# Datalogging thermometer



## iso (May 7, 2012)

The local Health District is now requiring food temp logs to be kept on overnight cooks. I understand the whys and the need to prove the meat made it through 40-140 in less than 4 hours and it did not fall back below 140. Just looking for an easier way than staying up all night just for checking temps or lying on the logs.

Is there a reasonably priced food safe thermometer that logs temp data to either a print out or file?


----------



## chef jimmyj (May 7, 2012)

Can I assume you are talking about a Resturant or Catering operation? That would be a lot of leg work to track all the Weekend Warriors do Briskey around here! Check these guy out they may have something...JJ

http://www.igrillinc.com/about.shtml


----------



## iso (May 7, 2012)

In competitions the "People's Choice" category is becoming more popular because, well, people smell the smoke and want to eat BBQ. Seriously, having a BBQ event where the public is not allowed to sample is a recipie for disaster. Public sampling is similar to catering just with a smaller budget, menu, and on-demand service.

In order to feed hungry event visitors we have to comply with local health district regulations. Those include monitoring meat temps during overnight cooking and hot holding. I understand that they are just trying to be helpful is preventing food borne illness. We don't want to be getting people sick either.
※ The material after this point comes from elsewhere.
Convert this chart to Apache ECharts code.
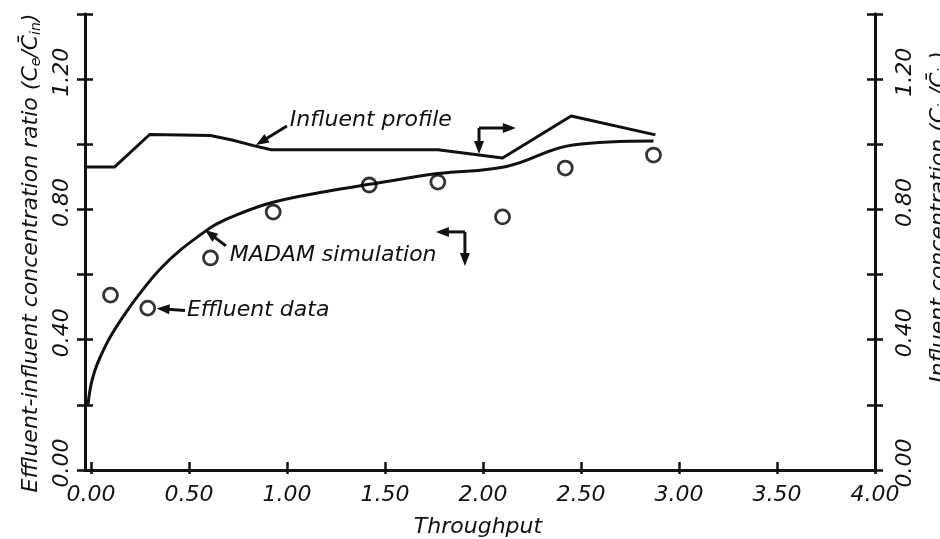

I am just at the point of looking for a better way than waking up every hour and keeping paper logs that need to be deciphered or reconstituted if they get wet.

The iGrill looks interesting even though I don't own an iPod or Apple device.


----------



## diggingdogfarm (May 7, 2012)

Thermoworks sells data loggers.

http://www.thermoworks.com/products/logger/index.html?gclid=CKnamqaz768CFUFo4AodlCXDXg


~Martin


----------